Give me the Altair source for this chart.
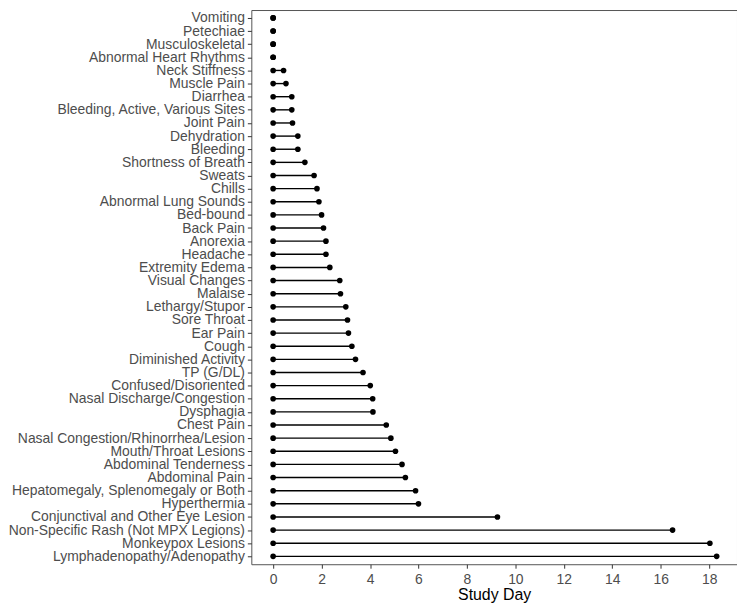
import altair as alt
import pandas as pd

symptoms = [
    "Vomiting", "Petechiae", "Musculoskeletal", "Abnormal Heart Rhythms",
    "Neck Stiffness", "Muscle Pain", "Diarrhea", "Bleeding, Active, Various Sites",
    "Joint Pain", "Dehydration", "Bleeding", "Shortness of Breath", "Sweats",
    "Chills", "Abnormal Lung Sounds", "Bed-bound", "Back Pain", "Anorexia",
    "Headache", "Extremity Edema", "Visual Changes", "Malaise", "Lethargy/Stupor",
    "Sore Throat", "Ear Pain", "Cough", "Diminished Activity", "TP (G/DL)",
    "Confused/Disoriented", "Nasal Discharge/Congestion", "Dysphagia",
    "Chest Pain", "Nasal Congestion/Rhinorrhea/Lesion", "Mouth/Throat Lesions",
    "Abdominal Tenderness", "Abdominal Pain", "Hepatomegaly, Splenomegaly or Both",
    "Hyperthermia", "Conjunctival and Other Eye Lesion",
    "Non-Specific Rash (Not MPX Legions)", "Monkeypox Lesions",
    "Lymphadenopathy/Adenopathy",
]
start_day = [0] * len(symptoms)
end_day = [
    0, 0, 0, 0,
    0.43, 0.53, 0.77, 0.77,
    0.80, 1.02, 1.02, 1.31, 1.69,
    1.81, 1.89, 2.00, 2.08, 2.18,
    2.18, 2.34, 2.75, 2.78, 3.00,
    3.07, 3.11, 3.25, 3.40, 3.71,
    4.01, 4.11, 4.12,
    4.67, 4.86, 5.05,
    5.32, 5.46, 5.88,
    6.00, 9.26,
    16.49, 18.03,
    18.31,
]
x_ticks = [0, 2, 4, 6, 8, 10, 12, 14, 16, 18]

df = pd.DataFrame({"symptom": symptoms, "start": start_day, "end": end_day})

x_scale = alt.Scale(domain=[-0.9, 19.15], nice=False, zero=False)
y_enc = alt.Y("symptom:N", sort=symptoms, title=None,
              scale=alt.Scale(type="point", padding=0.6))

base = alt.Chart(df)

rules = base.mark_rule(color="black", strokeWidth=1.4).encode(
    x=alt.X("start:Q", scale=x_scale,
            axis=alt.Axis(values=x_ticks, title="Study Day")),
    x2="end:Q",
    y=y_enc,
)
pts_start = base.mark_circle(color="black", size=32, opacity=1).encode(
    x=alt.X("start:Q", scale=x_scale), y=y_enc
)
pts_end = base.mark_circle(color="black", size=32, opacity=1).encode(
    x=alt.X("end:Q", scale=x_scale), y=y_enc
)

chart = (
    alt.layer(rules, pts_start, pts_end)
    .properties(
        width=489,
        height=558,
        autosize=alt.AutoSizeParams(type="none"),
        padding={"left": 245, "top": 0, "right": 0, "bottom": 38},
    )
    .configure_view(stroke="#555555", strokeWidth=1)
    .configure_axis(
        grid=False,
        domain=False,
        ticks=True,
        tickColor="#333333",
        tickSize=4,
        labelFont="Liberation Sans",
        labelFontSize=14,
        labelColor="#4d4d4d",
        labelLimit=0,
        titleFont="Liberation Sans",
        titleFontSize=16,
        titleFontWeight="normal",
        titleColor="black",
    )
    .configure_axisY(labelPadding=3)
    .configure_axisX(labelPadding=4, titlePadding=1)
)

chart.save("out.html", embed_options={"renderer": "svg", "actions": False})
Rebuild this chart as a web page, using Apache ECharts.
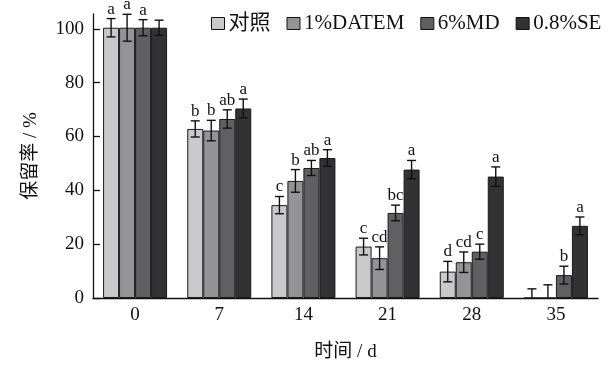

# # # # # # #

### Exercise
Show the lines that mention the word "this".

### Expected answer
Give me the Altair source for this chart.
Rebuild this chart as a web page, using Apache ECharts.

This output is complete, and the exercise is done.